I don't know where God wants me. I don't know if He wants me to continue in television or move to another field, but what I do know is that He is good. He allowed the dream of working in television come true, even if it's only for a short amount of time, I'm thankful for what He has blessed me with.

Throughout this year, I have been reading novels, and one, "The Count of Monte Cristo" by Alexandre Dumas, is very appropriate in its closing. Edmond Dantes writes a farewell letter to his heirs,

"Live, then, and be happy, beloved children of my heart, and never forget, that until the day when God will deign to reveal the future to man, all human wisdom is contained in these two words, -- 'Wait and hope.' -- Your friend,

Edmond Dantes,
Count of Monte Cristo"

Through it all, strength has been found in waiting and hoping in Christ.
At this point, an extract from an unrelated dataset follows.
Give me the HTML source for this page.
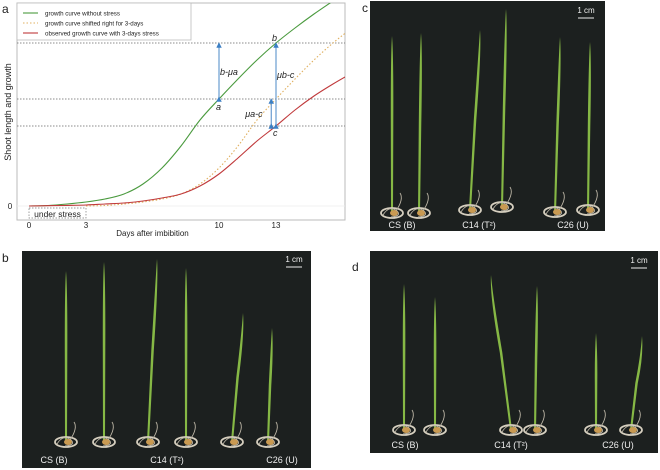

He will never fail, His promises are true, His love is deep, and His majesty is worthy of all my praise.

I want to thank a bunch of people. Through all of this, my parents have worried, stressed, prayed, and let me follow God's call even when they doubted.

I'm thankful for my British family, my friends from college and Colorado, all of whom supported, loved, prayed, and encouraged me to pursue the Lord's call to England last fall.

Additionally, I'm thankful for all of my wonderful new friends here in Bowling Green. I have been blown away by your love, acceptance of myself as a new friend and encouraged me through the rough days. Thank you for showing me around Bowling Green, welcoming me into your homes and lives. You've blessed me immensely.

Finally, I thank God, my Savior. He saved me, showed me love, cared for me, and blessed me beyond measure.

I love you all so very much. To those I'm leaving, I'll be in Bowling Green through June, and please, let's spend more time together. Please come visit me in Mississippi, it's a lovely place that I would love to share with you. To those I'm returning to, I love you and I cannot wait see you again and spend time together.

All, may the Lord bless you, keep you, and may you seek His face and His glory with every breath.